— START OF Data lines —
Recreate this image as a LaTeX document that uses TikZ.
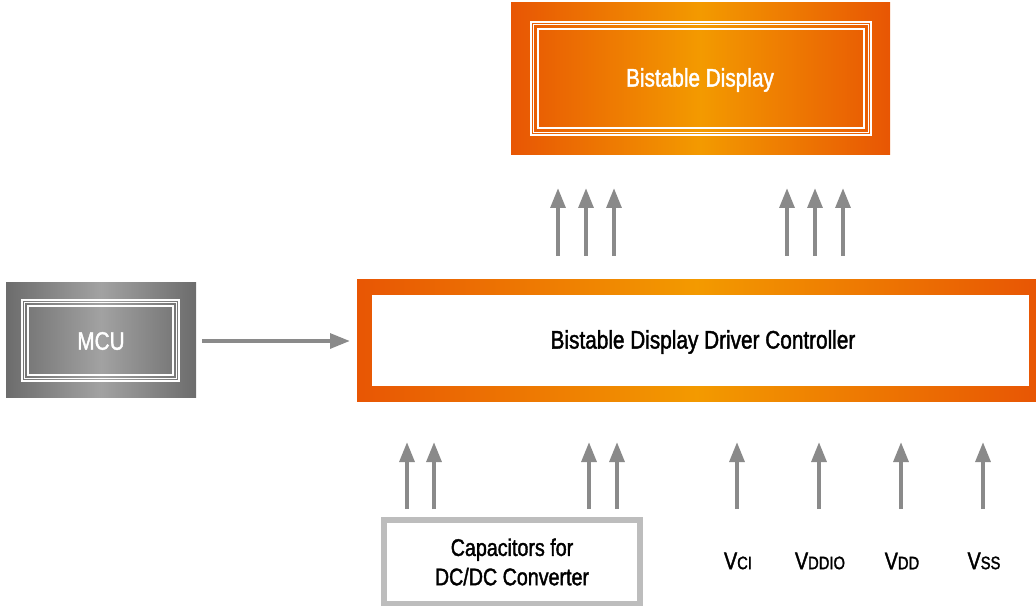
\documentclass[tikz,border=0pt]{standalone}
\usepackage{fontspec}
\setmainfont{Liberation Sans}[FakeStretch=0.82,FakeBold=1.6]
\usetikzlibrary{arrows.meta}
\definecolor{oedge}{HTML}{E85604}
\definecolor{omid}{HTML}{F39A00}
\definecolor{gedge}{HTML}{6C6C6C}
\definecolor{gmid}{HTML}{A2A2A2}
\definecolor{arr}{HTML}{8A8A8A}
\definecolor{capb}{HTML}{BDBDBD}
\tikzset{
  conn/.style={draw=arr, line width=3pt, -{Triangle[width=11pt,length=15pt]}},
  lbl/.style={inner sep=0pt, font=\fontsize{19}{22}\selectfont},
  wlbl/.style={lbl, text=white},
  tline/.style={draw=white, line width=0.9pt},
  tthin/.style={draw=white, line width=0.5pt},
}
\newcommand{\vlab}[2]{{\fontsize{18}{20}\selectfont #1}{\fontsize{13.5}{15}\selectfont #2}}
\begin{document}
\begin{tikzpicture}[x=0.75pt,y=-0.75pt]
\useasboundingbox (0,0) rectangle (1036,606);
% Bistable Display
\shade[left color=oedge,right color=oedge,middle color=omid] (511,3) rectangle (890,155);
\draw[tline] (531,22) rectangle (871,135);
\draw[tthin] (533.5,24.5) rectangle (868.5,132.5);
\draw[tline] (538,29) rectangle (864,128);
\node[wlbl] (disp) at (700,80) {Bistable Display};
% MCU
\shade[left color=gedge,right color=gedge,middle color=gmid] (6,283) rectangle (196,397);
\draw[tline] (22,300) rectangle (179,381);
\draw[tthin] (24.5,302.5) rectangle (176.5,378.5);
\draw[tline] (28,306) rectangle (173,375);
\node[wlbl] (mcu) at (101,341) {MCU};
% Controller
\shade[left color=oedge,right color=oedge,middle color=omid] (357,280) rectangle (1036,401);
\fill[white] (372,295) rectangle (1029,386);
\node[lbl] (ctrl) at (703,342) {Bistable Display Driver Controller};
% Capacitors
\draw[draw=capb, line width=4.5pt, fill=white] (383.5,519.5) rectangle (640,604);
\node[lbl, align=center, font=\fontsize{18}{21}\selectfont] (cap) at (512,562) {Capacitors for\\[1pt]DC/DC Converter};
% supply labels
\node[inner sep=0pt] (vci) at (738,561) {\vlab{V}{CI}};
\node[inner sep=0pt] (vddio) at (820,561) {\vlab{V}{DDIO}};
\node[inner sep=0pt] (vdd) at (902,561) {\vlab{V}{DD}};
\node[inner sep=0pt] (vss) at (984,561) {\vlab{V}{SS}};
% coordinates
\coordinate (mcuE) at (202,341);
\coordinate (ctrlW) at (350,341);
\foreach \n/\x in {a/558,b/586,c/614,d/787,e/815,f/843}{
  \coordinate (t\n s) at (\x,256);
  \coordinate (t\n e) at (\x,188);
}
\foreach \n/\x in {a/407,b/434,c/589,d/617,e/737,f/819,g/901,h/983}{
  \coordinate (b\n s) at (\x,509);
  \coordinate (b\n e) at (\x,442);
}
\draw[conn] (mcuE) -- (ctrlW);
\foreach \n in {a,b,c,d,e,f}{\draw[conn] (t\n s) -- (t\n e);}
\foreach \n in {a,b,c,d,e,f,g,h}{\draw[conn] (b\n s) -- (b\n e);}
\end{tikzpicture}
\end{document}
— END OF Data lines —
● Problem
Transcribe the listing in full and omit the pictures.

● Response to this exercise
Recreate this image as a LaTeX document that uses TikZ.
\documentclass[tikz,border=0pt]{standalone}
\usepackage{fontspec}
\setmainfont{Liberation Sans}[FakeStretch=0.82,FakeBold=1.6]
\usetikzlibrary{arrows.meta}
\definecolor{oedge}{HTML}{E85604}
\definecolor{omid}{HTML}{F39A00}
\definecolor{gedge}{HTML}{6C6C6C}
\definecolor{gmid}{HTML}{A2A2A2}
\definecolor{arr}{HTML}{8A8A8A}
\definecolor{capb}{HTML}{BDBDBD}
\tikzset{
  conn/.style={draw=arr, line width=3pt, -{Triangle[width=11pt,length=15pt]}},
  lbl/.style={inner sep=0pt, font=\fontsize{19}{22}\selectfont},
  wlbl/.style={lbl, text=white},
  tline/.style={draw=white, line width=0.9pt},
  tthin/.style={draw=white, line width=0.5pt},
}
\newcommand{\vlab}[2]{{\fontsize{18}{20}\selectfont #1}{\fontsize{13.5}{15}\selectfont #2}}
\begin{document}
\begin{tikzpicture}[x=0.75pt,y=-0.75pt]
\useasboundingbox (0,0) rectangle (1036,606);
% Bistable Display
\shade[left color=oedge,right color=oedge,middle color=omid] (511,3) rectangle (890,155);
\draw[tline] (531,22) rectangle (871,135);
\draw[tthin] (533.5,24.5) rectangle (868.5,132.5);
\draw[tline] (538,29) rectangle (864,128);
\node[wlbl] (disp) at (700,80) {Bistable Display};
% MCU
\shade[left color=gedge,right color=gedge,middle color=gmid] (6,283) rectangle (196,397);
\draw[tline] (22,300) rectangle (179,381);
\draw[tthin] (24.5,302.5) rectangle (176.5,378.5);
\draw[tline] (28,306) rectangle (173,375);
\node[wlbl] (mcu) at (101,341) {MCU};
% Controller
\shade[left color=oedge,right color=oedge,middle color=omid] (357,280) rectangle (1036,401);
\fill[white] (372,295) rectangle (1029,386);
\node[lbl] (ctrl) at (703,342) {Bistable Display Driver Controller};
% Capacitors
\draw[draw=capb, line width=4.5pt, fill=white] (383.5,519.5) rectangle (640,604);
\node[lbl, align=center, font=\fontsize{18}{21}\selectfont] (cap) at (512,562) {Capacitors for\\[1pt]DC/DC Converter};
% supply labels
\node[inner sep=0pt] (vci) at (738,561) {\vlab{V}{CI}};
\node[inner sep=0pt] (vddio) at (820,561) {\vlab{V}{DDIO}};
\node[inner sep=0pt] (vdd) at (902,561) {\vlab{V}{DD}};
\node[inner sep=0pt] (vss) at (984,561) {\vlab{V}{SS}};
% coordinates
\coordinate (mcuE) at (202,341);
\coordinate (ctrlW) at (350,341);
\foreach \n/\x in {a/558,b/586,c/614,d/787,e/815,f/843}{
  \coordinate (t\n s) at (\x,256);
  \coordinate (t\n e) at (\x,188);
}
\foreach \n/\x in {a/407,b/434,c/589,d/617,e/737,f/819,g/901,h/983}{
  \coordinate (b\n s) at (\x,509);
  \coordinate (b\n e) at (\x,442);
}
\draw[conn] (mcuE) -- (ctrlW);
\foreach \n in {a,b,c,d,e,f}{\draw[conn] (t\n s) -- (t\n e);}
\foreach \n in {a,b,c,d,e,f,g,h}{\draw[conn] (b\n s) -- (b\n e);}
\end{tikzpicture}
\end{document}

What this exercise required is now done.